— Start of Extracted material —

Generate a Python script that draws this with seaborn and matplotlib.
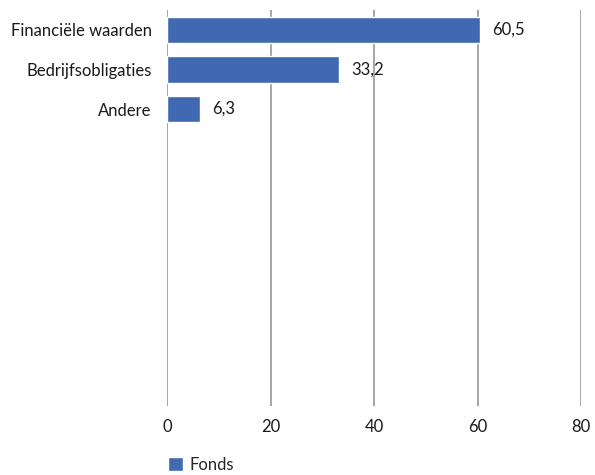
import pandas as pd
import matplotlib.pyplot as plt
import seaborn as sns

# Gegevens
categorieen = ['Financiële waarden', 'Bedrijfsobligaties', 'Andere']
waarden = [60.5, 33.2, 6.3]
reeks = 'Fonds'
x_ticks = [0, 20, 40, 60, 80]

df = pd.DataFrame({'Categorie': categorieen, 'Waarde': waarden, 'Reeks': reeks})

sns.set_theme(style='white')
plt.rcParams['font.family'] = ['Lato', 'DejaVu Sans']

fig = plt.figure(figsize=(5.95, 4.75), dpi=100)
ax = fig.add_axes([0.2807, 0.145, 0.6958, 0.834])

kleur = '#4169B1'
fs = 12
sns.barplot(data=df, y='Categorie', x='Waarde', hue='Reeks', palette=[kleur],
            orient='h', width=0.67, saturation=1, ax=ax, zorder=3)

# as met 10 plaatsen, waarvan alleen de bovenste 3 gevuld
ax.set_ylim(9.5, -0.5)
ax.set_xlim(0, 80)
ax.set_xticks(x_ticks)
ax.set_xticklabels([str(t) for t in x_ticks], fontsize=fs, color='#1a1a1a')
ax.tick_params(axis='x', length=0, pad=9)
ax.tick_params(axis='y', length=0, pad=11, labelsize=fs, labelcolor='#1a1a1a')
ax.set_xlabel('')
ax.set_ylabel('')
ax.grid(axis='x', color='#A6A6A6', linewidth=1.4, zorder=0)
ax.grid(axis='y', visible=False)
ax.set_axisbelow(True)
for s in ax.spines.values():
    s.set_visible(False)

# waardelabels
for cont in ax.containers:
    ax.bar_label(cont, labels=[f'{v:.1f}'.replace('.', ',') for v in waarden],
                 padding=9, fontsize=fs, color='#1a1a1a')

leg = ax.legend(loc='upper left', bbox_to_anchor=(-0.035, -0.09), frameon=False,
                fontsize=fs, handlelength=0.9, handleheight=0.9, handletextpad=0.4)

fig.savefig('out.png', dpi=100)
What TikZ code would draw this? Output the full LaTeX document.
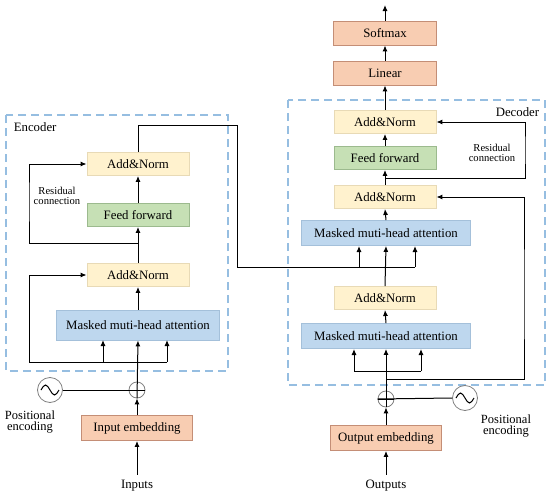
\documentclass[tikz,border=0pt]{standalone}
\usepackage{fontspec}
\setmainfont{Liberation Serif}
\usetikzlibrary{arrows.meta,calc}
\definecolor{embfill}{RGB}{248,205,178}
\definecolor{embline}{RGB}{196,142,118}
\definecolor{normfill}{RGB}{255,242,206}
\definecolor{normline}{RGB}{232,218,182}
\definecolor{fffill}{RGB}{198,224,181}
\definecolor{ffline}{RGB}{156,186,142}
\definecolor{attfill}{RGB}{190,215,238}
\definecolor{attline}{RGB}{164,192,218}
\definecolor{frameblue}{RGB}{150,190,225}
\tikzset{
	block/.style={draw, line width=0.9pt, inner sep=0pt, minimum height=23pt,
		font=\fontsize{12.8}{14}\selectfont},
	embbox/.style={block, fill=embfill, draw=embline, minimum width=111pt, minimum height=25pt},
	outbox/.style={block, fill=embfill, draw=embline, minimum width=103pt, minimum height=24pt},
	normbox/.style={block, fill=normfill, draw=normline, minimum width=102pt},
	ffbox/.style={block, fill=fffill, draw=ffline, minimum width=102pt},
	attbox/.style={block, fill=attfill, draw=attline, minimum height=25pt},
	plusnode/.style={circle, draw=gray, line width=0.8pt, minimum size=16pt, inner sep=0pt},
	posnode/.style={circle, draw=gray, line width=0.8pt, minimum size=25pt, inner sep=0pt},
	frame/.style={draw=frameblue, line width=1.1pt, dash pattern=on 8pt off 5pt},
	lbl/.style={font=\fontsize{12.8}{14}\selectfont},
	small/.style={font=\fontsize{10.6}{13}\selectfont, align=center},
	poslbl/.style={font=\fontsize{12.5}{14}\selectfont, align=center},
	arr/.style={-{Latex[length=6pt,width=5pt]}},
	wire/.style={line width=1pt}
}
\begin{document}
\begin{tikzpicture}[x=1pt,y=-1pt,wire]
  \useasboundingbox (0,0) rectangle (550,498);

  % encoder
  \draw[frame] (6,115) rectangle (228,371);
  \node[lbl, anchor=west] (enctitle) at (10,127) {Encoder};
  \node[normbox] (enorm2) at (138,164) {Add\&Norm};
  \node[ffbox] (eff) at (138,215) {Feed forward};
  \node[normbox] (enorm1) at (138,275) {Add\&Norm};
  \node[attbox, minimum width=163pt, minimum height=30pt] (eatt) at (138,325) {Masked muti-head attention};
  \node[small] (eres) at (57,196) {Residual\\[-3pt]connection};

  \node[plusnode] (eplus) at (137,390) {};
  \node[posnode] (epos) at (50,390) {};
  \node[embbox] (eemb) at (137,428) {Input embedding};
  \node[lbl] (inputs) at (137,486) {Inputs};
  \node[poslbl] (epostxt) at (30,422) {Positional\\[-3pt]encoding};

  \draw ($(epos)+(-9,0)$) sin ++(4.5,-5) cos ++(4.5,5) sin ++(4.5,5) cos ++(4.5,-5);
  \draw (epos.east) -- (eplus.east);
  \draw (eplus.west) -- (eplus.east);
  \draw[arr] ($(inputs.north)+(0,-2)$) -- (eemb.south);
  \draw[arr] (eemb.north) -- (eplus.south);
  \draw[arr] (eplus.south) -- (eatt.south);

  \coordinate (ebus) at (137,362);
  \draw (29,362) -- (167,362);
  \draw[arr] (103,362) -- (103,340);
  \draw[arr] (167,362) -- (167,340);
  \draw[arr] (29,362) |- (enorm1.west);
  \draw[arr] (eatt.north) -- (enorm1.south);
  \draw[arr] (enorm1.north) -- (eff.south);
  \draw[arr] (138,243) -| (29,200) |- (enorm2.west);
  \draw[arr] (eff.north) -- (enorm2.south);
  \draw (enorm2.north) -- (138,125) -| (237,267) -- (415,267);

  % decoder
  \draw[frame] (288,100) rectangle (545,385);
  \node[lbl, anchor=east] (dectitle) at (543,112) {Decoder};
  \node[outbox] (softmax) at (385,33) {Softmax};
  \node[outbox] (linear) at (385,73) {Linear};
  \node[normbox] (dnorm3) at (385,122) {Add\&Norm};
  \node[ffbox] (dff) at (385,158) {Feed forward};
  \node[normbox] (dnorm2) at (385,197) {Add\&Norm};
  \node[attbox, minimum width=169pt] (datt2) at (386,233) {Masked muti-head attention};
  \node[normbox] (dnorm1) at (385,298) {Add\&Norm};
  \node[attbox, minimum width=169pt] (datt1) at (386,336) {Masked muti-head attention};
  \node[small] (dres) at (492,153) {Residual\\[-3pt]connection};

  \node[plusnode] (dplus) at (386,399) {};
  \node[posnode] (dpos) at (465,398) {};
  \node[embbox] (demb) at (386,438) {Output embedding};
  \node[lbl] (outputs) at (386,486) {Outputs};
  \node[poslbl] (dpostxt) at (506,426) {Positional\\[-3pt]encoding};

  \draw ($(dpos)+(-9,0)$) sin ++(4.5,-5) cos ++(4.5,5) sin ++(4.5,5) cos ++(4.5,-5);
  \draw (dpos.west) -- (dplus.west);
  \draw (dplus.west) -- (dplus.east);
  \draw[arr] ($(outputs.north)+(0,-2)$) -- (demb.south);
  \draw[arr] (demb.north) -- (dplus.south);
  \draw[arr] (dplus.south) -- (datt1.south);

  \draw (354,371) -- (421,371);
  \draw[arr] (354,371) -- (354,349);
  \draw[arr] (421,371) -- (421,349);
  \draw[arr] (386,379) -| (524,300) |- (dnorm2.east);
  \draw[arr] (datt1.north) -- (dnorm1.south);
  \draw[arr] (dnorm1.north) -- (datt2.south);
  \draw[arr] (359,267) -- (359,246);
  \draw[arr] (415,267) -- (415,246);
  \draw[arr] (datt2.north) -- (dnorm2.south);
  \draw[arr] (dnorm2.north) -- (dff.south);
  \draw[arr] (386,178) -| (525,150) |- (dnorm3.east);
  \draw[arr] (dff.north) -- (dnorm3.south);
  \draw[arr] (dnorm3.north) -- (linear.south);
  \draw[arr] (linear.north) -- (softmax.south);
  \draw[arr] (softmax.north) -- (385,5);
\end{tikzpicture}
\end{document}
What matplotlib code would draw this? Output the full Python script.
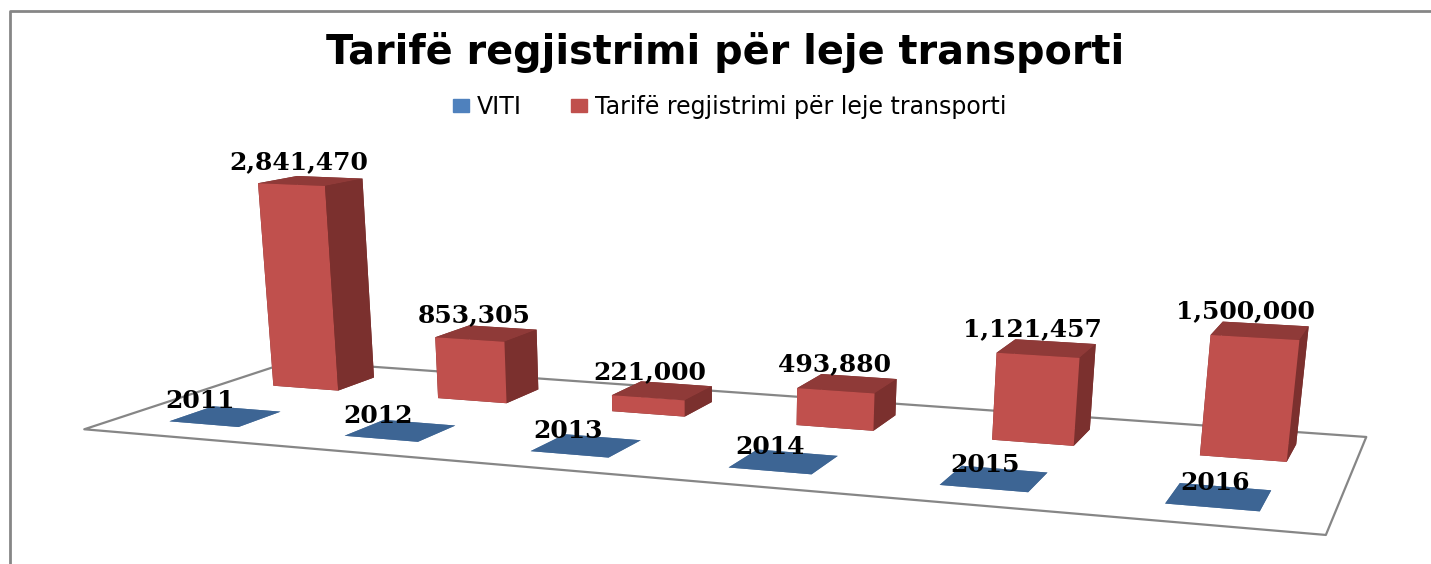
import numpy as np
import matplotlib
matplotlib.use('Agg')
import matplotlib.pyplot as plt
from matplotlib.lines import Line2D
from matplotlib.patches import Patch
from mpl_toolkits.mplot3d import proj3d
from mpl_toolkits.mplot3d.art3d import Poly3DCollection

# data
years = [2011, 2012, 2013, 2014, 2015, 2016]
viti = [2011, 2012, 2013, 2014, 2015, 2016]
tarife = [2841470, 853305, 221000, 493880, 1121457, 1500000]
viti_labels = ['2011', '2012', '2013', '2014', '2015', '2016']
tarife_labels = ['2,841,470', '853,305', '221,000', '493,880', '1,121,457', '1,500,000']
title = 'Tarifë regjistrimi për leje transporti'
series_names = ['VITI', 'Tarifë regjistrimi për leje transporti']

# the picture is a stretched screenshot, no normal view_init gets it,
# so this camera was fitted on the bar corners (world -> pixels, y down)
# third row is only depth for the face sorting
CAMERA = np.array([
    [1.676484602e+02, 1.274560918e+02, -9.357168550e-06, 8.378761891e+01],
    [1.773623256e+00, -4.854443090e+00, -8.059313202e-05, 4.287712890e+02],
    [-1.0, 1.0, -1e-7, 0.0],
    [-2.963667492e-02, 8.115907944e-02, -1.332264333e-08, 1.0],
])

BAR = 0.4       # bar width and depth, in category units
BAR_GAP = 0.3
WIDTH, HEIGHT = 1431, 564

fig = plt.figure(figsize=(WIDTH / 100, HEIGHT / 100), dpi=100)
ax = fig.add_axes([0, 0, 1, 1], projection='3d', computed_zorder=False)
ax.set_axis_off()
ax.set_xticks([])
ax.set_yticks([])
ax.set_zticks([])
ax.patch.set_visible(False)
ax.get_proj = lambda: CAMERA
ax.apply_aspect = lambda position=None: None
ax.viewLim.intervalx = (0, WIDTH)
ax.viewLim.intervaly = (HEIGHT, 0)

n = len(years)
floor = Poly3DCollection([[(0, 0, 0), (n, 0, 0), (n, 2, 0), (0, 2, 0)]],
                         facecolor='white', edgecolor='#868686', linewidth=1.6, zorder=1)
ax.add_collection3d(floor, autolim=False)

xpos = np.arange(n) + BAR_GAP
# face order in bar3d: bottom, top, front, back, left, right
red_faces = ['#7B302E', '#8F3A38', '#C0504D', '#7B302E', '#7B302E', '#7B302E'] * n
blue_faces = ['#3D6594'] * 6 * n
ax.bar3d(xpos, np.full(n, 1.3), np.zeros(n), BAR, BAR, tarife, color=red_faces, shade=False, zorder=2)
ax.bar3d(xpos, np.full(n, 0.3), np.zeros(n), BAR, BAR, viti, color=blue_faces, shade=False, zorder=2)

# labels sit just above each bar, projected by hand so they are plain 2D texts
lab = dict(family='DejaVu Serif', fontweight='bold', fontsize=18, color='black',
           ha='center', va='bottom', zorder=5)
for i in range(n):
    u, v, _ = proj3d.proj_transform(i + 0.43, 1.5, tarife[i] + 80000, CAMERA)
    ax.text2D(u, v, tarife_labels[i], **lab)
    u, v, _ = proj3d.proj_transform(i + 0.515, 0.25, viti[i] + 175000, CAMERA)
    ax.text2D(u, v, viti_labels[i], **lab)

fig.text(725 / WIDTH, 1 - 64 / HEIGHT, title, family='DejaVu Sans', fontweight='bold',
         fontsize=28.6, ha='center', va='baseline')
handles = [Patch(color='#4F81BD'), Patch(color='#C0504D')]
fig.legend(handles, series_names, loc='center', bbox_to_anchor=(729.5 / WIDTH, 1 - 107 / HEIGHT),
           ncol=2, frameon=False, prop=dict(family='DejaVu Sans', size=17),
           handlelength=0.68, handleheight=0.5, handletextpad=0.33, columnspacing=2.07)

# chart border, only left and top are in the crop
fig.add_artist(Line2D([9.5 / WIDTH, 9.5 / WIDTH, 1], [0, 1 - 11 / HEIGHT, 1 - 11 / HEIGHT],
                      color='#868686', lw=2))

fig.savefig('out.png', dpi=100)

— End of Extracted material —

-- Problem statement --
Exactly as they appear, print the lines of the listing above from its first line through the line that contains "ax = fig.add_axes([0.2807, 0.145, 0.6958, 0.834])", minus the pictures.

-- Answer below --
Generate a Python script that draws this with seaborn and matplotlib.
import pandas as pd
import matplotlib.pyplot as plt
import seaborn as sns

# Gegevens
categorieen = ['Financiële waarden', 'Bedrijfsobligaties', 'Andere']
waarden = [60.5, 33.2, 6.3]
reeks = 'Fonds'
x_ticks = [0, 20, 40, 60, 80]

df = pd.DataFrame({'Categorie': categorieen, 'Waarde': waarden, 'Reeks': reeks})

sns.set_theme(style='white')
plt.rcParams['font.family'] = ['Lato', 'DejaVu Sans']

fig = plt.figure(figsize=(5.95, 4.75), dpi=100)
ax = fig.add_axes([0.2807, 0.145, 0.6958, 0.834])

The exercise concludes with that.